Were that not enough, the core of “Wasteland” is essentially Craig Adams’ brooding bass line, itself basically lifted wholesale from 1981’s “Over the Wall” by Hussey’s fellow Liverpudlians in Echo & The Bunnymen.
So, yeah, add it all up, and “Wasteland” was basically an emphatic middle finger (with stylish black nail polish) from The Mission to Andrew Eldritch in the form of an essentially empty vessel that cribbed all the fixin's — but none of the actual meat — from the turkey that was the First and Last-era Sisters of Mercy. It did not go unnoticed. When the time was right, Eldritch shot back directly at Hussey & Co. with “This Corrosion,” a withering rejoinder rife with over-the-top, Hussey-ian fluff that took his former bandmates to task for the pilferage. It didn’t hurt that it became the reconstituted Sisters of Mercy’s biggest hit to date.
So, yeah, I know all that, and huge swathes of these suspicions were confirmed by Trevor Ristow’s magisterial tome, “Waiting for Another War” last year (see posts about same here, here and here), but I still have a confession.

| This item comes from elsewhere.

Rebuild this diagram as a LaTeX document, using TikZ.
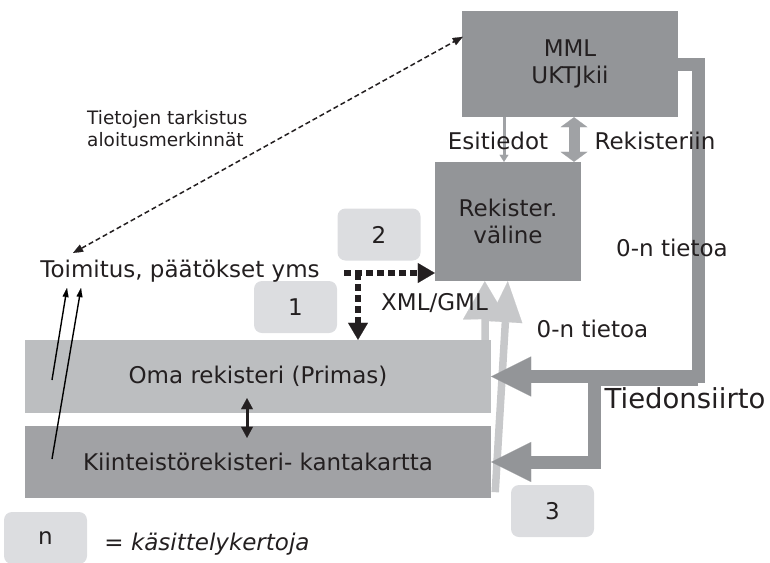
\documentclass[tikz,border=0pt]{standalone}
\usepackage{fontspec}
\setmainfont{DejaVu Sans}
\usetikzlibrary{positioning,arrows.meta,calc}
\definecolor{textdark}{HTML}{231F20}
\definecolor{boxgray}{HTML}{939598}
\definecolor{omagray}{HTML}{BCBEC0}
\definecolor{kiintgray}{HTML}{A1A2A5}
\definecolor{numgray}{HTML}{DCDDE0}
\definecolor{lightgray}{HTML}{C7C8CA}
\definecolor{arrowgray}{HTML}{A0A2A5}
\tikzset{main font/.style={font=\fontsize{23}{27}\selectfont,text=textdark},
box node/.style={main font,rectangle,inner sep=0pt,align=center},
num node/.style={main font,rectangle,rounded corners=8pt,fill=numgray,minimum width=83pt,minimum height=52pt,inner sep=0pt},
label node/.style={main font,inner sep=0pt,anchor=base},
block line/.style={draw=boxgray,line width=13pt,-{Triangle[length=40pt,width=40pt,line width=0.1pt]}},
light arrow/.style={draw=lightgray,line width=7.5pt},
dot line/.style={draw=textdark,line width=6.5pt,dash pattern=on 6.5pt off 4.5pt,-{Triangle[length=17pt,width=20pt,line width=0.1pt]}},
thin arrow/.style={draw=black,line width=1.4pt,-{Triangle[length=9pt,width=6pt,line width=0.1pt]}},
}
\begin{document}
\begin{tikzpicture}[x=1pt,y=-1pt]
\useasboundingbox (0,0) rectangle (770,562);
% boxes
\node[box node,fill=boxgray,minimum width=216pt,minimum height=106pt] (mml) at (570,64) {MML\\UKTJkii};
\node[box node,fill=boxgray,minimum width=146pt,minimum height=119pt] (rekister) at (508,221.5) {Rekister.\\väline};
\node[box node,fill=omagray,minimum width=466pt,minimum height=73pt] (oma) at (258,376.5) {Oma rekisteri (Primas)};
\node[box node,fill=kiintgray,minimum width=466pt,minimum height=72pt] (kiint) at (258,462) {Kiinteistörekisteri- kantakartta};

% numbers
\node[num node] (one) at (295.5,307) {1};
\node[num node] (two) at (379,234.5) {2};
\node[num node] (three) at (552.5,511) {3};
\node[num node] (n) at (45.5,538) {n};

% light arrows up to the register tool
\draw[light arrow,-{Triangle[length=38pt,width=44pt,line width=0.1pt]}] ($(oma.north east)+(-6,0)$) -- ($(rekister.south west)+(50,0)$);
\draw[light arrow,-{Triangle[length=41pt,width=34pt,line width=0.1pt]}] ($(kiint.south east)+(4,-6)$) -- ($(rekister.south west)+(73,0)$);

% block connectors from MML
\draw[block line] (mml.east) -- (698,64) -- (698,376.5) -- (oma.east);
\draw[block line] (698,379) -- (594,379) -- (594,462) -- (kiint.east);

% between MML and register tool
\coordinate (esi) at (504,0);
\coordinate (reg) at (574,0);
\draw[draw=arrowgray,line width=3pt,-{Triangle[length=7pt,width=9pt,line width=0.1pt]}] (esi |- mml.south) -- (esi |- rekister.north);
\draw[draw=arrowgray,line width=11pt,{Triangle[length=10pt,width=27pt,line width=0.1pt]}-{Triangle[length=10pt,width=27pt,line width=0.1pt]}] (reg |- mml.south) -- (reg |- rekister.north);

% XML/GML transfer
\coordinate (xml start) at (344,273);
\coordinate (xml split) at (358,273);
\draw[dot line] (xml start) -- (xml start -| rekister.west);
\draw[dot line] (xml split) -- (xml split |- oma.north);

% checks
\coordinate (check low) at (73,253);
\coordinate (check high) at ($(mml.north west)+(1,26)$);
\draw[draw=textdark,line width=1.5pt,dash pattern=on 5pt off 3pt,{Triangle[length=10pt,width=8pt,line width=0.1pt]}-{Triangle[length=10pt,width=8pt,line width=0.1pt]}] (check low) -- (check high);
\draw[draw=textdark,line width=3pt,{Triangle[length=11pt,width=12pt,line width=0.1pt]}-{Triangle[length=11pt,width=12pt,line width=0.1pt]}] ($(oma.south)+(-11,-15)$) -- ($(kiint.north)+(-11,12)$);

\coordinate (toim a) at (67,288);
\coordinate (toim b) at (81,288);
\draw[thin arrow] (52,380) -- (toim a);
\draw[thin arrow] (52,459) -- (toim b);

% texts
\node[label node] (toimitus) at (180,277) {Toimitus, päätökset yms};
\node[main font,inner sep=0pt,anchor=west,align=left,font=\fontsize{18.5}{22}\selectfont] (tarkistus) at (87,129) {Tietojen tarkistus\\aloitusmerkinnät};
\node[label node] (esitiedot) at (498,149) {Esitiedot};
\node[label node] (rekisteriin) at (655,149) {Rekisteriin};
\node[label node] (tietoa a) at (672,256) {0-n tietoa};
\node[label node] (tietoa b) at (592.5,337) {0-n tietoa};
\node[label node] (xml) at (434.5,310) {XML/GML};
\node[label node,font=\fontsize{27.5}{30}\selectfont] (siirto) at (685,408) {Tiedonsiirto};
\node[label node,font=\fontsize{23}{27}\selectfont\itshape] (selite) at (207,550) {= käsittelykertoja};
\end{tikzpicture}
\end{document}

I still fucking love “Wasteland.”
I can still remember spying the video for “Wasteland” on MTV”s “120 Minutes” one evening and being immediately smitten, going out the next fucking morning to prize the LP from a long-shuttered and short-lived record store on First Avenue. “Wasteland” went onto rub shoulders with “She Sells Sanctuary” by the Cult, “51st State” by New Model Army, “All That I Wanted” by Belfegore and — yes, do wait for it — “Eighties” by Killing Joke as one of my favorite songs of all time. Despite its inherent lyrical vacuity and liberally pastiched sonic elements, I still swoon every time I hear Wayne’s hoarily ominous intro (“I still believe in God … but God no longer believes in me!”) and air-strum accordingly along with Wayne’s shimmering twelve-string and lead guitarist Simon Hinkler’s florid e-bowing. It’s silly, but I will always love it. In a world where people champion laughable fucking piffle by Drake, Cardi B. and Justin Bieber as the crowning achievements of the species, I feel not a jot of shame.